### The problem
Reproduce each line of the listing exactly.

[start]

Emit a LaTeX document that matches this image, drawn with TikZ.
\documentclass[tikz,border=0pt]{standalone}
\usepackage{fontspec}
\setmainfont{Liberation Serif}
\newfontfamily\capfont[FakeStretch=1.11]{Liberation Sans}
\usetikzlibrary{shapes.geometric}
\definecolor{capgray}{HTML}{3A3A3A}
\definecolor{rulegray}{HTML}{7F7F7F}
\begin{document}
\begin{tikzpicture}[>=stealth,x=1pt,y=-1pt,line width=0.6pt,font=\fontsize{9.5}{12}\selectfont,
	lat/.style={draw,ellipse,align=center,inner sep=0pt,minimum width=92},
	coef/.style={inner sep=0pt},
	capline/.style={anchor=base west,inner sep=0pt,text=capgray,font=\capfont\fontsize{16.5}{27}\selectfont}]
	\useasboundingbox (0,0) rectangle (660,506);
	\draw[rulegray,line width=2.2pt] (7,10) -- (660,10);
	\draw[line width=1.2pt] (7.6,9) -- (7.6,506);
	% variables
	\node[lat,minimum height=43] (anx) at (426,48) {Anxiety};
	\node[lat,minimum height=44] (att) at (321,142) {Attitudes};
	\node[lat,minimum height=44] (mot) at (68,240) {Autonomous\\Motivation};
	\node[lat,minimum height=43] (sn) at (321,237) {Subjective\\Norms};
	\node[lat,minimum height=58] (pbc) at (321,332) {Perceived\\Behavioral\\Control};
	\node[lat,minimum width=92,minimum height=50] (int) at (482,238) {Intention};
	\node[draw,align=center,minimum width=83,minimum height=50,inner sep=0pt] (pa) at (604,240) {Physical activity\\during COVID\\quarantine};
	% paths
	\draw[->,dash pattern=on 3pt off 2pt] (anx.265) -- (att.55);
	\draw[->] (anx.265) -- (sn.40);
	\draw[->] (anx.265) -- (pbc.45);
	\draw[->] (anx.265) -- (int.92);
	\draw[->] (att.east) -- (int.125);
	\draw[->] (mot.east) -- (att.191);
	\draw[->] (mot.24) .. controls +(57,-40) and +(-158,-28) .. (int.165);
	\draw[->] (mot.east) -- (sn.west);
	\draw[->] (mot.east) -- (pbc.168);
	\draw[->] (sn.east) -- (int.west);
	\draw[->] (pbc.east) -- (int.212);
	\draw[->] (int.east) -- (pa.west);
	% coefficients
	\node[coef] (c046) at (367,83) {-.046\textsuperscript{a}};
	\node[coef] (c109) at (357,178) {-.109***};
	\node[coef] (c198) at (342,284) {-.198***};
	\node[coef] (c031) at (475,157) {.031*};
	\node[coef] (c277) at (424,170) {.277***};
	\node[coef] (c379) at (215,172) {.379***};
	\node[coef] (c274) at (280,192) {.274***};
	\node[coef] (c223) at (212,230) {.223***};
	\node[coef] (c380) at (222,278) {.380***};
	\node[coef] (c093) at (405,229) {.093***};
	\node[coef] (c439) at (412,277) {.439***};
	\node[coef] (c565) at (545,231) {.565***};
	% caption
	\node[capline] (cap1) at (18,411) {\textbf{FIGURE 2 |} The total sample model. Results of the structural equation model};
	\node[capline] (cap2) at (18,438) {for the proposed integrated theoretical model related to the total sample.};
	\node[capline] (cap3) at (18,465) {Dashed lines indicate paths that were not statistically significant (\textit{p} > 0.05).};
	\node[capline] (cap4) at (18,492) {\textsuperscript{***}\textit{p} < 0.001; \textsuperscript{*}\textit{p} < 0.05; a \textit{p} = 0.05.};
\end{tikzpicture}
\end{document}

[end]

### Solution for this problem
Emit a LaTeX document that matches this image, drawn with TikZ.
\documentclass[tikz,border=0pt]{standalone}
\usepackage{fontspec}
\setmainfont{Liberation Serif}
\newfontfamily\capfont[FakeStretch=1.11]{Liberation Sans}
\usetikzlibrary{shapes.geometric}
\definecolor{capgray}{HTML}{3A3A3A}
\definecolor{rulegray}{HTML}{7F7F7F}
\begin{document}
\begin{tikzpicture}[>=stealth,x=1pt,y=-1pt,line width=0.6pt,font=\fontsize{9.5}{12}\selectfont,
	lat/.style={draw,ellipse,align=center,inner sep=0pt,minimum width=92},
	coef/.style={inner sep=0pt},
	capline/.style={anchor=base west,inner sep=0pt,text=capgray,font=\capfont\fontsize{16.5}{27}\selectfont}]
	\useasboundingbox (0,0) rectangle (660,506);
	\draw[rulegray,line width=2.2pt] (7,10) -- (660,10);
	\draw[line width=1.2pt] (7.6,9) -- (7.6,506);
	% variables
	\node[lat,minimum height=43] (anx) at (426,48) {Anxiety};
	\node[lat,minimum height=44] (att) at (321,142) {Attitudes};
	\node[lat,minimum height=44] (mot) at (68,240) {Autonomous\\Motivation};
	\node[lat,minimum height=43] (sn) at (321,237) {Subjective\\Norms};
	\node[lat,minimum height=58] (pbc) at (321,332) {Perceived\\Behavioral\\Control};
	\node[lat,minimum width=92,minimum height=50] (int) at (482,238) {Intention};
	\node[draw,align=center,minimum width=83,minimum height=50,inner sep=0pt] (pa) at (604,240) {Physical activity\\during COVID\\quarantine};
	% paths
	\draw[->,dash pattern=on 3pt off 2pt] (anx.265) -- (att.55);
	\draw[->] (anx.265) -- (sn.40);
	\draw[->] (anx.265) -- (pbc.45);
	\draw[->] (anx.265) -- (int.92);
	\draw[->] (att.east) -- (int.125);
	\draw[->] (mot.east) -- (att.191);
	\draw[->] (mot.24) .. controls +(57,-40) and +(-158,-28) .. (int.165);
	\draw[->] (mot.east) -- (sn.west);
	\draw[->] (mot.east) -- (pbc.168);
	\draw[->] (sn.east) -- (int.west);
	\draw[->] (pbc.east) -- (int.212);
	\draw[->] (int.east) -- (pa.west);
	% coefficients
	\node[coef] (c046) at (367,83) {-.046\textsuperscript{a}};
	\node[coef] (c109) at (357,178) {-.109***};
	\node[coef] (c198) at (342,284) {-.198***};
	\node[coef] (c031) at (475,157) {.031*};
	\node[coef] (c277) at (424,170) {.277***};
	\node[coef] (c379) at (215,172) {.379***};
	\node[coef] (c274) at (280,192) {.274***};
	\node[coef] (c223) at (212,230) {.223***};
	\node[coef] (c380) at (222,278) {.380***};
	\node[coef] (c093) at (405,229) {.093***};
	\node[coef] (c439) at (412,277) {.439***};
	\node[coef] (c565) at (545,231) {.565***};
	% caption
	\node[capline] (cap1) at (18,411) {\textbf{FIGURE 2 |} The total sample model. Results of the structural equation model};
	\node[capline] (cap2) at (18,438) {for the proposed integrated theoretical model related to the total sample.};
	\node[capline] (cap3) at (18,465) {Dashed lines indicate paths that were not statistically significant (\textit{p} > 0.05).};
	\node[capline] (cap4) at (18,492) {\textsuperscript{***}\textit{p} < 0.001; \textsuperscript{*}\textit{p} < 0.05; a \textit{p} = 0.05.};
\end{tikzpicture}
\end{document}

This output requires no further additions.